The exercise - Reproduce the listing below exactly, beginning with its first line and ending with the line that holds "wavelength = list(range(300, 801, 5))"; pictures are not part of the copy.

---

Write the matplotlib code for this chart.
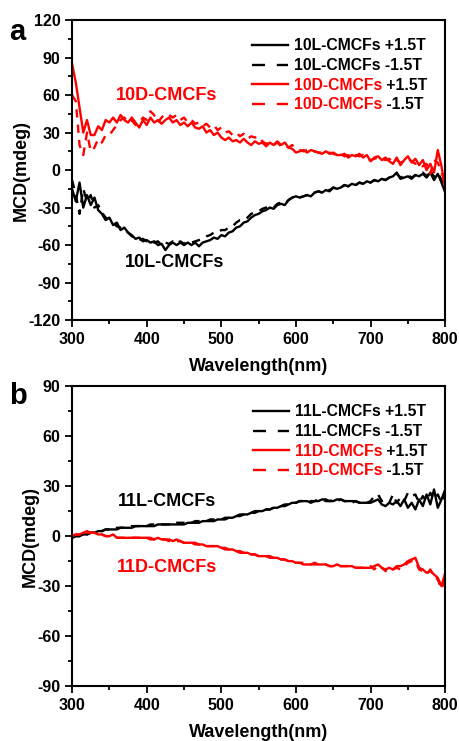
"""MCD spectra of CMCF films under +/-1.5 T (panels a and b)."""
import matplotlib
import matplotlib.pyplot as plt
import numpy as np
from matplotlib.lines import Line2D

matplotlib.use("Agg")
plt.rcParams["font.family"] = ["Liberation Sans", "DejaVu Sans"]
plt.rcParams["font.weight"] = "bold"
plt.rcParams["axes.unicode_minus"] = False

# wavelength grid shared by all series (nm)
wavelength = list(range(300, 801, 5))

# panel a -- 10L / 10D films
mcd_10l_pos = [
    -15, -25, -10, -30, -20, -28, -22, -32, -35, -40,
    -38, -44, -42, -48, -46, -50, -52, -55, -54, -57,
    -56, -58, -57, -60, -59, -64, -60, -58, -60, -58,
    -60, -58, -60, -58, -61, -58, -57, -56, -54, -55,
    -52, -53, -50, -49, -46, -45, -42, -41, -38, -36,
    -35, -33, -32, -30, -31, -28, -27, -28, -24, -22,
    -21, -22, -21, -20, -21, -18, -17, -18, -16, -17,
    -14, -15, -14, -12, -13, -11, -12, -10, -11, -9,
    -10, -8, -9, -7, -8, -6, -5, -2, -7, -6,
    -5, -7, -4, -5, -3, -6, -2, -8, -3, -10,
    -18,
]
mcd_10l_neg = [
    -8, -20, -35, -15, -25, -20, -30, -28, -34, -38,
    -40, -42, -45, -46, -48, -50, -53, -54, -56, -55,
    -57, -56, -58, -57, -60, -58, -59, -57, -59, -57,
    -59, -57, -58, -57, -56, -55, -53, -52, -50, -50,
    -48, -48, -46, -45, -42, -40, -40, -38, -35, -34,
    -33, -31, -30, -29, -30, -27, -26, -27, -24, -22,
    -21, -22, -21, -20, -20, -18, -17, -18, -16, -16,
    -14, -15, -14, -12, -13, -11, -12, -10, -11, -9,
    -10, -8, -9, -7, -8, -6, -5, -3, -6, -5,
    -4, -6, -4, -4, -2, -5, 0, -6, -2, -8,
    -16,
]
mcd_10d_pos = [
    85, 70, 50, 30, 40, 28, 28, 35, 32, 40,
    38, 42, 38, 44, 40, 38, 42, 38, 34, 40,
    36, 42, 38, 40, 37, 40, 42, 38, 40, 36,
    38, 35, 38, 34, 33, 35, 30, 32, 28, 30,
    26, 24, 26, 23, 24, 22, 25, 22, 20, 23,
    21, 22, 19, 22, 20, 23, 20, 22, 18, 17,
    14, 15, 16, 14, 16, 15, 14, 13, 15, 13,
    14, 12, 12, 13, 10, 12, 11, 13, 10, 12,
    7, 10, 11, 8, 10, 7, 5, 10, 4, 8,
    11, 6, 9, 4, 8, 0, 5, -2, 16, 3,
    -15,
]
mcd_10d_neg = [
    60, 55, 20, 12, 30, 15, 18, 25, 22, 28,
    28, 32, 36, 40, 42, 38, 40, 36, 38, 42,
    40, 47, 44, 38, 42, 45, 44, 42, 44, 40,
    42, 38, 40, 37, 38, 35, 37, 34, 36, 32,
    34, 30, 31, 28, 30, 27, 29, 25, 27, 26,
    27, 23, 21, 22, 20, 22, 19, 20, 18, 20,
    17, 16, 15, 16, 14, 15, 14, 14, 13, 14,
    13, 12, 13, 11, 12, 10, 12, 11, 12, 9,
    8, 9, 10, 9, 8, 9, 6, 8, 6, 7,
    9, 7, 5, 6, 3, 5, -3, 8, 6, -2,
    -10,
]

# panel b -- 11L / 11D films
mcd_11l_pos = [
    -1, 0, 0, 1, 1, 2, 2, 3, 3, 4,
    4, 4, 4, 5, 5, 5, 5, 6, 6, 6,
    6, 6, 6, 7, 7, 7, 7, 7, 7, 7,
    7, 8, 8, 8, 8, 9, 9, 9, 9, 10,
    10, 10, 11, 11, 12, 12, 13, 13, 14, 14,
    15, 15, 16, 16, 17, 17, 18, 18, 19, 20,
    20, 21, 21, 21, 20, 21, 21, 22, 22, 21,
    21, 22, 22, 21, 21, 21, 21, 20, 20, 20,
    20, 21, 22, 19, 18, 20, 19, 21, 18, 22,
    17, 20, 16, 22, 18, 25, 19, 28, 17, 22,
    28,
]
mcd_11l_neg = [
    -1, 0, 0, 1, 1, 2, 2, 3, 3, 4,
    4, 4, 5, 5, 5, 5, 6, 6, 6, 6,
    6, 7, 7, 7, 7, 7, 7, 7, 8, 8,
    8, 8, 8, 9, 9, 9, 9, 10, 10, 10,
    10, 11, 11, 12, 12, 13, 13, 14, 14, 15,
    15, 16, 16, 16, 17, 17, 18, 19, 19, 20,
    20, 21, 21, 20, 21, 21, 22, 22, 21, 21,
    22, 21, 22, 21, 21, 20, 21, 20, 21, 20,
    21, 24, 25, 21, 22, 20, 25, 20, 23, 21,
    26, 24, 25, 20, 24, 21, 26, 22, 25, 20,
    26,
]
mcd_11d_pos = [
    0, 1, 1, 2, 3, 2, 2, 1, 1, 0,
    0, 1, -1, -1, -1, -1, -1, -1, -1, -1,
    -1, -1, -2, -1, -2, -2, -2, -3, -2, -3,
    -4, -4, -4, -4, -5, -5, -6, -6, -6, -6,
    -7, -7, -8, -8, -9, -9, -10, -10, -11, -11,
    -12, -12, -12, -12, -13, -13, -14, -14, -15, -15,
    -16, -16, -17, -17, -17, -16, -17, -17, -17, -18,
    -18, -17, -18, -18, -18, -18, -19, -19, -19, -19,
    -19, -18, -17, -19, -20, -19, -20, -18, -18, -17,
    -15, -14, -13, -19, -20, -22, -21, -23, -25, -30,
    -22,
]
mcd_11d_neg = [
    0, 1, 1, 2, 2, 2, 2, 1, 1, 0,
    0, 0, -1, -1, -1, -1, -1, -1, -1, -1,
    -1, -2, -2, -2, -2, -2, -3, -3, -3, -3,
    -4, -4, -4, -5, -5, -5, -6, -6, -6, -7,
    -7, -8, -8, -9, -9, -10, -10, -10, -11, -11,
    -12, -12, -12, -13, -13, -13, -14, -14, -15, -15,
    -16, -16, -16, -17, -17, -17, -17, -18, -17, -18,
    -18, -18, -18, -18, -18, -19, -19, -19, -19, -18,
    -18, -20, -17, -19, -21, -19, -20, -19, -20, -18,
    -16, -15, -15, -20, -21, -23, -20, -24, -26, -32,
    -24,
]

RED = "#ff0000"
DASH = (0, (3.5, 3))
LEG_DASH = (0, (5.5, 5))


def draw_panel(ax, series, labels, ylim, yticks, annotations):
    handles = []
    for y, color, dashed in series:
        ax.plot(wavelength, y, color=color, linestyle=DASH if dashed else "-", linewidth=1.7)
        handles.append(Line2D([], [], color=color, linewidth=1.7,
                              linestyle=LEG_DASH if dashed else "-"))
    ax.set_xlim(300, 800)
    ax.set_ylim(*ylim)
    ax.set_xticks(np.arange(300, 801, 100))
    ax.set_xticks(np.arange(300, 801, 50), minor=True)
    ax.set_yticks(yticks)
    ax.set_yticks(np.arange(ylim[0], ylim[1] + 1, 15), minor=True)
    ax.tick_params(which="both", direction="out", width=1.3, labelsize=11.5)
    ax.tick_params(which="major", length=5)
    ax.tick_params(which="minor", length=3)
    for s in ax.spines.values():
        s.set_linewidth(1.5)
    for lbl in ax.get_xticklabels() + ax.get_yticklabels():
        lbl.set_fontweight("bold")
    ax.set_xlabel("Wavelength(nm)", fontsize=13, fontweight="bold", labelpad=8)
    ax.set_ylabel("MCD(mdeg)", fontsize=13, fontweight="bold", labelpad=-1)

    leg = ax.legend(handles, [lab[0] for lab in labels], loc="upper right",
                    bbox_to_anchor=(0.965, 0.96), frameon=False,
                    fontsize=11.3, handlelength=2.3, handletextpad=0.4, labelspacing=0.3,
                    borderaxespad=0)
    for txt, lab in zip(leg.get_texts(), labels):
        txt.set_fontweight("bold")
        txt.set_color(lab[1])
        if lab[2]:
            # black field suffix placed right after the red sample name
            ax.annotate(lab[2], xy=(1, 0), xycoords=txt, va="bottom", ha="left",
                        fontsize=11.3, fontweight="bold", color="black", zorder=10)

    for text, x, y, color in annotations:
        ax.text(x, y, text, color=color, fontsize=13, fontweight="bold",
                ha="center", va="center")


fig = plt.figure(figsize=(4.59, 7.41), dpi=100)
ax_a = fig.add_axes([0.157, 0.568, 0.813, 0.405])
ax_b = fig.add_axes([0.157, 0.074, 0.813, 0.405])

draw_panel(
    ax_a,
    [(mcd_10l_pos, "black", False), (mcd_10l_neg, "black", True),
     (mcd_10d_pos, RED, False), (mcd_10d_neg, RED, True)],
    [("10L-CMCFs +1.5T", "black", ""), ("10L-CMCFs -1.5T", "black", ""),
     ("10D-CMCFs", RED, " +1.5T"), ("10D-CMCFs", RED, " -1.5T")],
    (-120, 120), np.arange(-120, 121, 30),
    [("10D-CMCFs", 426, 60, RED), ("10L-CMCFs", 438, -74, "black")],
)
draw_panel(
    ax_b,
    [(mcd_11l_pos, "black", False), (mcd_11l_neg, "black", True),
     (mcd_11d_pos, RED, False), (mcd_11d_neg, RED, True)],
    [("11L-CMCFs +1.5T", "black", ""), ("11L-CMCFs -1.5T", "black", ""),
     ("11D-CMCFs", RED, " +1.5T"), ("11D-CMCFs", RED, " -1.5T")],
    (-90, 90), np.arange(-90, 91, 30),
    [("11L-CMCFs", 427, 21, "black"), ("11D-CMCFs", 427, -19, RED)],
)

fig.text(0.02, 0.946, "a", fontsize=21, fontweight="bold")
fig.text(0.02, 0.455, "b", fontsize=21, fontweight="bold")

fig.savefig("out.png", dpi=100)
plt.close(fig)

---

Answer in full -
Write the matplotlib code for this chart.
"""MCD spectra of CMCF films under +/-1.5 T (panels a and b)."""
import matplotlib
import matplotlib.pyplot as plt
import numpy as np
from matplotlib.lines import Line2D

matplotlib.use("Agg")
plt.rcParams["font.family"] = ["Liberation Sans", "DejaVu Sans"]
plt.rcParams["font.weight"] = "bold"
plt.rcParams["axes.unicode_minus"] = False

# wavelength grid shared by all series (nm)
wavelength = list(range(300, 801, 5))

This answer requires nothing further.